By the end of last December, over one million cubic metres of water had been pumped into surface water management ponds, reducing the water level by 37m. 

Following the success of dropping the open pit water levels, a Schlumberger submersible pump was installed and commissioned in the southern vent in early January, adding 100L/s of additional pump capacity from a depth of 500m below the surface. This raised the total dewatering capacity to 220L/s.

The in-pit diesel pump was removed in late February having dewatered 90 per cent of the in-pit water and was expected to be replaced by an electrical pump station in early June.

Other progress during this stage included electrical reticulation, shaft headgear installation and upgrades for the 520-room camp site (the Cosmos village) to meet the needs of staff during initial works.

Stage two

Stage two of the early works program began in January, and involves the construction of two new evaporation ponds and dewatering of the decline by Barimco for six months.

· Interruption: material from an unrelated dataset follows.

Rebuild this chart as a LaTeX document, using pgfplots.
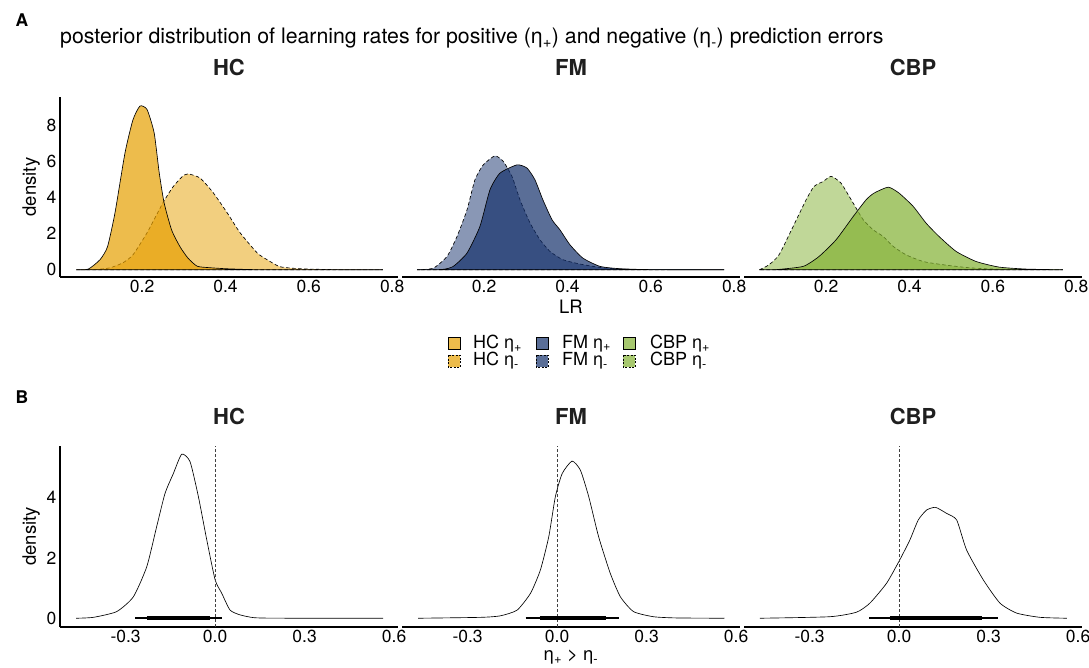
\documentclass[border=0pt]{standalone}
\usepackage{fontspec}
\setmainfont{TeX Gyre Heros}
\usepackage{pgfplots}
\usepackage{pgfplotstable}
\pgfplotsset{compat=1.18}

\definecolor{hc}{RGB}{230,159,0}
\definecolor{fm}{RGB}{20,48,107}
\definecolor{cbp}{RGB}{130,176,50}

% posterior densities of the learning rates (LR, density)
\pgfplotstableread{
x y
0.042 0
0.071 0.04
0.099 0.56
0.117 1.28
0.135 3.17
0.159 6.5
0.178 8.33
0.195 9.1
0.212 8.9
0.229 7.6
0.241 5.4
0.253 3.7
0.271 2.2
0.291 1.28
0.31 0.65
0.332 0.2
0.36 0.12
0.40 0.06
0.45 0.02
0.5 0.005
0.778 0
}\hcplus
\pgfplotstableread{
x y
0.042 0
0.09 0.02
0.123 0.11
0.154 0.39
0.178 0.83
0.212 2.06
0.25 3.72
0.274 4.6
0.296 5.17
0.31 5.33
0.339 5.1
0.37 4.3
0.404 3.17
0.435 2.06
0.476 0.94
0.5 0.56
0.531 0.17
0.579 0.06
0.658 0.01
0.778 0
}\hcminus
\pgfplotstableread{
x y
0.039 0
0.1 0.02
0.126 0.19
0.159 0.93
0.19 2.41
0.214 4.44
0.238 5.37
0.279 5.83
0.303 5.65
0.322 5.0
0.341 3.89
0.363 2.78
0.382 2.22
0.406 1.39
0.437 0.65
0.478 0.19
0.526 0.06
0.6 0.01
0.776 0
}\fmplus
\pgfplotstableread{
x y
0.039 0
0.078 0.09
0.111 0.74
0.135 1.85
0.159 3.33
0.178 5.0
0.198 5.83
0.226 6.33
0.246 6.02
0.267 5.18
0.286 3.89
0.31 2.61
0.334 1.67
0.358 1.02
0.389 0.56
0.43 0.32
0.478 0.13
0.526 0.04
0.6 0.01
0.776 0
}\fmminus
\pgfplotstableread{
x y
0.04 0
0.08 0.01
0.145 0.19
0.183 0.74
0.224 1.67
0.265 2.96
0.296 3.89
0.315 4.26
0.349 4.59
0.375 4.26
0.409 3.52
0.44 2.59
0.471 1.85
0.512 1.02
0.56 0.46
0.615 0.15
0.68 0.04
0.768 0
}\cbpplus
\pgfplotstableread{
x y
0.04 0
0.063 0.28
0.087 0.83
0.121 2.41
0.152 3.89
0.171 4.63
0.193 4.91
0.212 5.19
0.236 4.81
0.265 3.70
0.289 2.78
0.313 2.22
0.337 1.85
0.361 1.30
0.392 0.83
0.433 0.46
0.481 0.28
0.536 0.13
0.6 0.04
0.768 0
}\cbpminus

% posterior densities of the difference eta+ - eta-
\pgfplotstableread{
x y
-0.466 0
-0.408 0.03
-0.33 0.22
-0.274 0.71
-0.229 1.71
-0.196 3.03
-0.168 4.13
-0.14 4.79
-0.112 5.43
-0.084 5.18
-0.056 4.02
-0.028 2.59
0 1.27
0.022 0.83
0.05 0.27
0.084 0.11
0.129 0.02
0.2 0.003
0.563 0
}\hcdiff
\pgfplotstableread{
x y
-0.466 0
-0.256 0.03
-0.19 0.08
-0.134 0.27
-0.089 0.83
-0.056 1.6
-0.028 2.7
-0.006 4.02
0.017 4.79
0.05 5.2
0.078 4.9
0.106 4.02
0.139 2.7
0.178 1.49
0.212 0.71
0.256 0.22
0.323 0.05
0.4 0.01
0.561 0
}\fmdiff
\pgfplotstableread{
x y
-0.467 0
-0.233 0.05
-0.143 0.2
-0.098 0.5
-0.042 1.16
0.002 1.93
0.036 2.59
0.064 3.25
0.092 3.58
0.122 3.67
0.159 3.47
0.193 3.25
0.226 2.26
0.282 1.27
0.338 0.5
0.394 0.17
0.472 0.03
0.562 0
}\cbpdiff

\pgfplotsset{
  panel/.style={scale only axis, width=338pt, anchor=north west,
    axis x line*=bottom,
    axis line style={-, line width=1.1pt, black},
    major tick length=0pt,
    ticklabel style={font=\fontsize{17.5}{19}\selectfont, text=black},
    label style={font=\fontsize{18.5}{20}\selectfont},
    title style={font=\fontsize{22}{24}\selectfont\bfseries, text=black!88,
      at={(0.5,1)}, anchor=base, yshift=15.5pt},
  },
  panelA/.style={panel, height=180pt, xmin=0.003, xmax=0.814, ymin=-0.4, ymax=9.6,
    xtick={0.2,0.4,0.6,0.8}, xticklabels={0.2,0.4,0.6,0.8},
    ytick={0,2,4,6,8}, yticklabels={0,2,4,6,8}},
  panelB/.style={panel, height=181pt, xmin=-0.52, xmax=0.613, ymin=-0.29, ymax=5.70,
    xtick={-0.3,0,0.3,0.6}, xticklabels={-0.3,0.0,0.3,0.6},
    ytick={0,2,4}, yticklabels={0,2,4}},
  firstcol/.style={axis y line*=left, ylabel={density}},
  othercol/.style={axis y line=none, ytick=\empty},
  pos/.style={smooth, tension=0.35, fill=#1, fill opacity=0.7, draw=black, line width=0.65pt},
  neg/.style={smooth, tension=0.35, fill=#1, fill opacity=0.5, draw=black, line width=0.65pt,
    dash pattern=on 3.5pt off 2.5pt},
  diff/.style={smooth, tension=0.35, black, line width=0.65pt},
  zero/.style={black!75, line width=0.6pt, dash pattern=on 3pt off 2pt},
  ci95/.style={black, line width=1.8pt},
  ci80/.style={black, line width=4.5pt},
}

\begin{document}
\begin{tikzpicture}[x=1pt,y=1pt]
\useasboundingbox (0pt,0pt) rectangle (1089pt,-668pt);

% panel labels and overall title
\node[anchor=base west, font=\fontsize{17.5}{19}\selectfont\bfseries] at (12pt,-27pt) {A};
\node[anchor=base west, font=\fontsize{17.5}{19}\selectfont\bfseries] at (12pt,-403pt) {B};
\node[anchor=base west, inner sep=0pt, font=\fontsize{21.3}{23}\selectfont] at (60pt,-44pt)
  {posterior distribution of learning rates for positive (η\textsubscript{+}) and negative (η\textsubscript{-}) prediction errors};

% ---- A: learning rates ----
\begin{axis}[panelA, firstcol, at={(60pt,-97pt)}, title={HC}]
  \addplot[neg=hc] table {\hcminus} \closedcycle;
  \addplot[pos=hc] table {\hcplus} \closedcycle;
\end{axis}
\begin{axis}[panelA, othercol, at={(402pt,-97pt)}, title={FM}, xlabel={LR}]
  \addplot[neg=fm] table {\fmminus} \closedcycle;
  \addplot[pos=fm] table {\fmplus} \closedcycle;
\end{axis}
\begin{axis}[panelA, othercol, at={(744pt,-97pt)}, title={CBP}]
  \addplot[neg=cbp] table {\cbpminus} \closedcycle;
  \addplot[pos=cbp] table {\cbpplus} \closedcycle;
\end{axis}

% legend
\begin{scope}[font=\fontsize{18}{20}\selectfont]
  \foreach \c/\n/\sx/\tx in {hc/HC/448/473, fm/FM/536/562, cbp/CBP/623/650}{
    \draw[fill=\c, fill opacity=0.7, line width=0.6pt] (\sx pt,-337.5pt) rectangle ++(12pt,-12pt);
    \draw[fill=\c, fill opacity=0.7, line width=0.6pt, dash pattern=on 2pt off 1.5pt] (\sx pt,-355pt) rectangle ++(12pt,-12pt);
    \node[anchor=west, inner sep=0pt] at (\tx pt,-343.5pt) {\n\ η\textsubscript{+}};
    \node[anchor=west, inner sep=0pt] at (\tx pt,-361pt) {\n\ η\textsubscript{-}};
  }
\end{scope}

% ---- B: difference of learning rates ----
\begin{axis}[panelB, firstcol, at={(60pt,-446pt)}, title={HC}]
  \addplot[diff] table {\hcdiff};
  \addplot[zero] coordinates {(0,-0.29) (0,5.70)};
  \addplot[ci95] coordinates {(-0.268,0) (0.022,0)};
  \addplot[ci80] coordinates {(-0.229,0) (-0.017,0)};
\end{axis}
\begin{axis}[panelB, othercol, at={(402pt,-446pt)}, title={FM},
    xlabel={η\textsubscript{+} > η\textsubscript{-}}]
  \addplot[diff] table {\fmdiff};
  \addplot[zero] coordinates {(0,-0.29) (0,5.70)};
  \addplot[ci95] coordinates {(-0.106,0) (0.208,0)};
  \addplot[ci80] coordinates {(-0.058,0) (0.165,0)};
\end{axis}
\begin{axis}[panelB, othercol, at={(744pt,-446pt)}, title={CBP}]
  \addplot[diff] table {\cbpdiff};
  \addplot[zero] coordinates {(0,-0.29) (0,5.70)};
  \addplot[ci95] coordinates {(-0.1,0) (0.33,0)};
  \addplot[ci80] coordinates {(-0.031,0) (0.279,0)};
\end{axis}
\end{tikzpicture}
\end{document}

By the end of March, 2033m of decline had been rehabilitated to a depth of 236 vertical metres from surface. Primary ventilation has also been re-established with the commissioning of a 55kW exhaust fan.

Following the expected completion of decline rehabilitation in June, a new pump station will be installed to assist ongoing dewatering.

Stage three

The final stage will focus on infrastructure to support the rehabilitation of the decline from the portal to 500m underground.

This stage will involve the pump station to be recommissioned and new pumping infrastructure to be installed for the life of the mine. The design capacity of the ongoing normal operational pumping infrastructure for Odysseus will be 100L/s, which will be sufficient to manage estimated inflows of around 25–50L/s.   

Once all three stages of early works are complete, Odysseus will be development ready based on the prefeasibility study schedule.

Supplying the electric vehicle sector

With first nickel concentrate scheduled for 2022, Odysseus will be one of the few nickel sulphide mines coming online just as forecast demand for Class 1 nickel is expected to substantially increase in the electric vehicle sector.

 “The demand for Class 1 nickel sulphides in the battery and electric vehicle market is forecast to grow substantially over coming years,” Mr Lougher said. 

“Odysseus is an important growth asset for Western Areas and should be one of the few new global nickel sulphide operations scheduled to come online as the forecast uplift in nickel demand for electric vehicles impacts the market in the 2022 timeframe.”